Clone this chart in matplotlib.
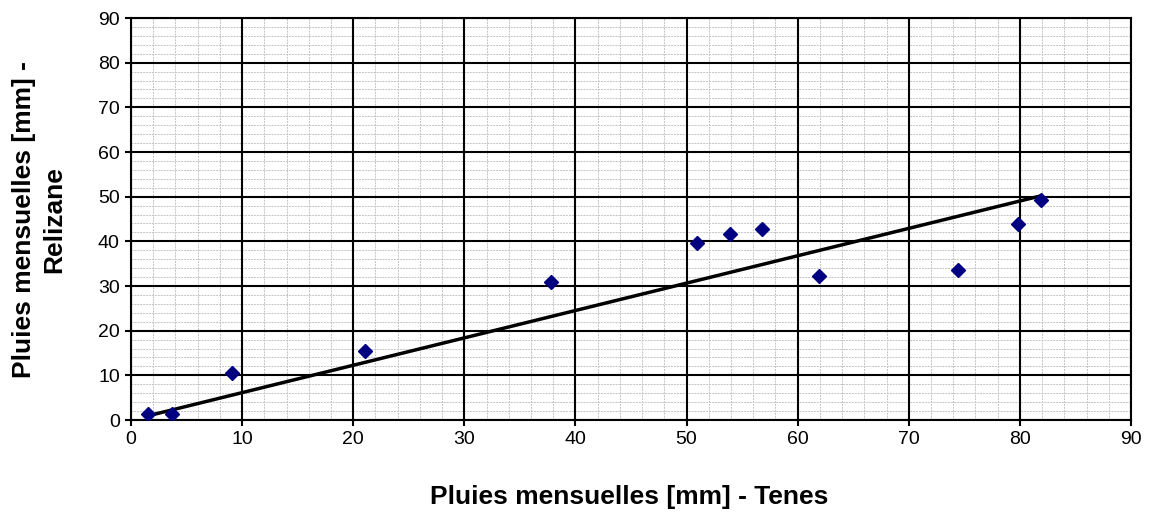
import matplotlib
matplotlib.use('Agg')
import matplotlib.pyplot as plt
import numpy as np

plt.rcParams['font.family'] = ['Liberation Sans', 'DejaVu Sans']

# monthly rainfall, Tenes vs Relizane
tenes = [1.5, 3.7, 9.1, 21.1, 37.8, 50.9, 53.9, 56.8, 61.9, 74.4, 79.8, 81.9]
relizane = [1.3, 1.3, 10.5, 15.4, 30.9, 39.6, 41.6, 42.8, 32.2, 33.6, 43.9, 49.2]

x = np.array(tenes)
y = np.array(relizane)
# trend line forced through the origin
slope = np.sum(x * y) / np.sum(x * x)
xl = np.array([x.min(), x.max()])

fig = plt.figure(figsize=(11.57, 5.16), dpi=100)
ax = fig.add_axes([0.1132, 0.186, 0.8643, 0.7791])

ax.set_xlim(0, 90)
ax.set_ylim(0, 90)
major = np.arange(0, 91, 10)
ax.set_xticks(major)
ax.set_yticks(major)
minor = [v for v in range(0, 91, 2) if v % 10 != 0]
ax.set_xticks(minor, minor=True)
ax.set_yticks(minor, minor=True)
ax.grid(which='minor', color='#c4c4c4', linestyle=(0, (2, 1)), linewidth=0.7)
ax.set_axisbelow(True)
# major grid drawn on top of the minor one
for v in major:
    ax.axvline(v, color='black', linewidth=1.5, zorder=1)
    ax.axhline(v, color='black', linewidth=1.5, zorder=1)

ax.plot(xl, slope * xl, color='black', linewidth=2.5, zorder=3)
ax.plot(x, y, linestyle='none', marker='D', color='#000080', markersize=7.5, zorder=4)

for s in ax.spines.values():
    s.set_linewidth(1.5)
ax.tick_params(which='major', direction='out', length=4.5, width=1.5, labelsize=14)
ax.tick_params(which='minor', length=0)

fig.text(629 / 1157, 1 - 497 / 516, 'Pluies mensuelles [mm] - Tenes', fontsize=19,
         fontweight='bold', ha='center', va='center')
fig.text(39 / 1157, 1 - 220 / 516, 'Pluies mensuelles [mm] -\nRelizane', fontsize=19,
         fontweight='bold', ha='center', va='center', rotation=90,
         multialignment='center', linespacing=1.35)

fig.savefig('out.png', dpi=100)
plt.close(fig)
- - -
REQUEST: From the first line of the material down to the line containing "color='#000080', markersize=7.5, zorder=4)", inclusive, return each line exactly, skipping any picture.

WORKED ANSWER:
Clone this chart in matplotlib.
import matplotlib
matplotlib.use('Agg')
import matplotlib.pyplot as plt
import numpy as np

plt.rcParams['font.family'] = ['Liberation Sans', 'DejaVu Sans']

# monthly rainfall, Tenes vs Relizane
tenes = [1.5, 3.7, 9.1, 21.1, 37.8, 50.9, 53.9, 56.8, 61.9, 74.4, 79.8, 81.9]
relizane = [1.3, 1.3, 10.5, 15.4, 30.9, 39.6, 41.6, 42.8, 32.2, 33.6, 43.9, 49.2]

x = np.array(tenes)
y = np.array(relizane)
# trend line forced through the origin
slope = np.sum(x * y) / np.sum(x * x)
xl = np.array([x.min(), x.max()])

fig = plt.figure(figsize=(11.57, 5.16), dpi=100)
ax = fig.add_axes([0.1132, 0.186, 0.8643, 0.7791])

ax.set_xlim(0, 90)
ax.set_ylim(0, 90)
major = np.arange(0, 91, 10)
ax.set_xticks(major)
ax.set_yticks(major)
minor = [v for v in range(0, 91, 2) if v % 10 != 0]
ax.set_xticks(minor, minor=True)
ax.set_yticks(minor, minor=True)
ax.grid(which='minor', color='#c4c4c4', linestyle=(0, (2, 1)), linewidth=0.7)
ax.set_axisbelow(True)
# major grid drawn on top of the minor one
for v in major:
    ax.axvline(v, color='black', linewidth=1.5, zorder=1)
    ax.axhline(v, color='black', linewidth=1.5, zorder=1)

ax.plot(xl, slope * xl, color='black', linewidth=2.5, zorder=3)
ax.plot(x, y, linestyle='none', marker='D', color='#000080', markersize=7.5, zorder=4)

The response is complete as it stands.